Según Valerie Gardner, persona muy proclive a la teatralidad, el simple hecho de levantarse por la mañana era una experiencia traumática. Val venía a tener alrededor de media docena de experiencias traumáticas cada día… y gozaba con ellas.

—Así que hoy es domingo y he tenido esa experiencia traumática —insistió Joey—. Creo que lo que más me conviene es tomar esos dos cucuruchos de helado para compensar. ¿Comprendes?

—Comprendo sólo que me parece preferible no saber de más experiencias traumáticas hasta dentro de diez años por lo menos.

—¿Y qué hay del helado?

Ella le miró la camisa desgarrada.

—Bueno. Dos cucuruchos.

—¡Huau! Esto está resultando un día imponente, ¿eh? ¡Una chalada de verdad y doble helado!

A Christine no dejaba nunca de sorprenderle el temple de los niños y sobre todo el del suyo.

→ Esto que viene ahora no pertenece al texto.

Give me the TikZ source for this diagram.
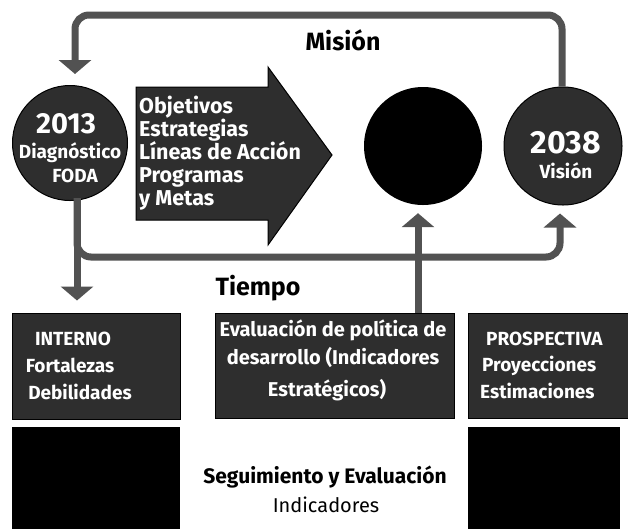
\documentclass[tikz,border=0pt]{standalone}
\usepackage{fontspec}
\setmainfont{Fira Sans}
\usetikzlibrary{arrows.meta}
\begin{document}
\begin{tikzpicture}[x=1pt,y=-1pt,
  noisy/.style={fill=black!82, draw=black, line width=1pt, inner sep=0pt},
  solid/.style={fill=black, inner sep=0pt},
  wtext/.style={text=white, inner sep=0pt, anchor=base},
  conn/.style={draw=black!68, line width=7pt},
  tipend/.style={-{Triangle[width=32pt,length=14pt]}},
  bigtitle/.style={inner sep=0pt, anchor=base, font=\fontsize{25}{28}\selectfont\bfseries},
  title/.style={inner sep=0pt, anchor=base, font=\fontsize{21}{24}\selectfont\bfseries}]
\useasboundingbox[fill=white] (0,0) rectangle (628,528);

% circles
\node[noisy, circle, minimum size=115pt] (c2013) at (70,143) {};
\node[solid, circle, minimum size=118pt] (cblack) at (423,146) {};
\node[noisy, circle, minimum size=118pt] (c2038) at (563,146) {};

% big arrow
\path[fill=black!82, draw=black, line width=1pt] (136,87) -- (268,87) -- (268,67) -- (332,155) -- (268,245) -- (268,220) -- (136,220) -- cycle;

% boxes
\node[noisy, minimum width=168pt, minimum height=106pt] (interno) at (96,366) {};
\node[noisy, minimum width=239pt, minimum height=105pt] (eval) at (334.5,365.5) {};
\node[noisy, minimum width=162pt, minimum height=105pt] (prosp) at (549,365.5) {};
\node[solid, minimum width=168pt, minimum height=110pt] (bl) at (96,482) {};
\node[solid, minimum width=152pt, minimum height=110pt] (br) at (544,482) {};

% texts in circles
\node[wtext, font=\fontsize{29}{30}\selectfont\bfseries] (t2013) at (66,133) {2013};
\node[wtext, font=\fontsize{19}{20}\selectfont\bfseries] (tdiag) at (70,158) {Diagnóstico};
\node[wtext, font=\fontsize{19}{20}\selectfont\bfseries] (tfoda) at (75,182) {FODA};
\node[wtext, font=\fontsize{32}{36}\selectfont\bfseries] (t2038) at (566,153) {2038};
\node[wtext, font=\fontsize{19}{20}\selectfont\bfseries] (tvision) at (566,178) {Visión};

% arrow text
\node[wtext, anchor=base west, font=\fontsize{21.5}{22}\selectfont\bfseries] (a1) at (139,113) {Objetivos};
\node[wtext, anchor=base west, font=\fontsize{21.5}{22}\selectfont\bfseries] (a2) at (139,136) {Estrategias};
\node[wtext, anchor=base west, font=\fontsize{21.5}{22}\selectfont\bfseries] (a3) at (139,159) {Líneas de Acción};
\node[wtext, anchor=base west, font=\fontsize{21.5}{22}\selectfont\bfseries] (a4) at (139,182) {Programas};
\node[wtext, anchor=base west, font=\fontsize{21.5}{22}\selectfont\bfseries] (a5) at (139,205) {y Metas};

% box texts
\node[wtext, font=\fontsize{19}{20}\selectfont\bfseries] (i1) at (73,345) {INTERNO};
\node[wtext, font=\fontsize{19}{20}\selectfont\bfseries] (i2) at (70,372) {Fortalezas};
\node[wtext, font=\fontsize{19}{20}\selectfont\bfseries] (i3) at (80,399) {Debilidades};
\node[wtext, font=\fontsize{20}{20}\selectfont\bfseries] (e1) at (333,336) {Evaluación de política de};
\node[wtext, font=\fontsize{20}{20}\selectfont\bfseries] (e2) at (333,364) {desarrollo (Indicadores};
\node[wtext, font=\fontsize{20}{20}\selectfont\bfseries] (e3) at (327,396) {Estratégicos)};
\node[wtext, anchor=base west, font=\fontsize{19}{20}\selectfont\bfseries] (p1) at (486,345) {PROSPECTIVA};
\node[wtext, anchor=base west, font=\fontsize{19}{20}\selectfont\bfseries] (p2) at (482,371) {Proyecciones};
\node[wtext, anchor=base west, font=\fontsize{19}{20}\selectfont\bfseries] (p3) at (480,398) {Estimaciones};

% titles
\node[bigtitle] (mision) at (343,50) {Misión};
\node[bigtitle] (tiempo) at (258,295) {Tiempo};
\node[title] (seg) at (325,483) {Seguimiento y Evaluación};
\node[inner sep=0pt, anchor=base, font=\fontsize{20}{22}\selectfont] (ind) at (326,512) {Indicadores};

% connectors
\coordinate (topR) at (562,15);
\coordinate (topL) at (75,15);
\coordinate (botL) at (77,257);
\coordinate (botR) at (560,257);
\draw[conn, tipend, rounded corners=14pt] ([xshift=-1pt]c2038.north) -- (topR) -- (topL) -- ([shift={(5,-11)}]c2013.north);
\draw[conn, tipend, rounded corners=14pt] ([shift={(7,-3)}]c2013.south) -- (botL) -- (botR) -- ([shift={(-3,8)}]c2038.south);
\draw[conn, tipend] ([shift={(7,-3)}]c2013.south) -- ([shift={(-19,-12)}]interno.north);
\draw[conn, tipend] ([xshift=-5pt]cblack.south |- eval.north) -- ([shift={(-5,8)}]cblack.south);
\end{tikzpicture}
\end{document}
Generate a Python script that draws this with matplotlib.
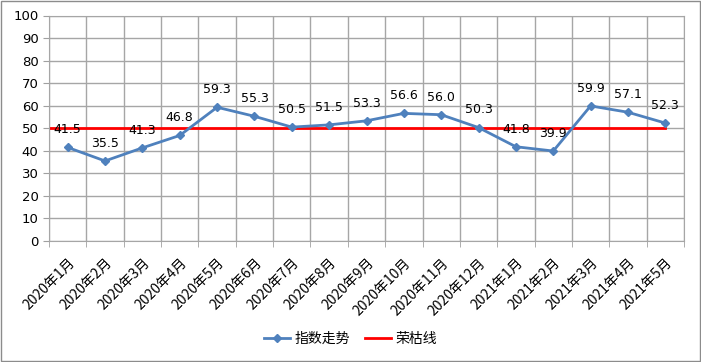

Había transmutado ya en su cerebro el encuentro con la vieja, transformando un momento de terror en una aventura que era casi tan gozosa como la visita a una heladería.

—Eres un chico de cuidado.

—Y tú una mamá de cuidado.

Joey encendió la radio y acompañó la música con feliz tarareo hasta que llegaron a Bassin Robbins.

Christine continuó vigilando por el espejo retrovisor. Nadie les seguía. Se cercioró de ello. Pero mantuvo la vigilancia.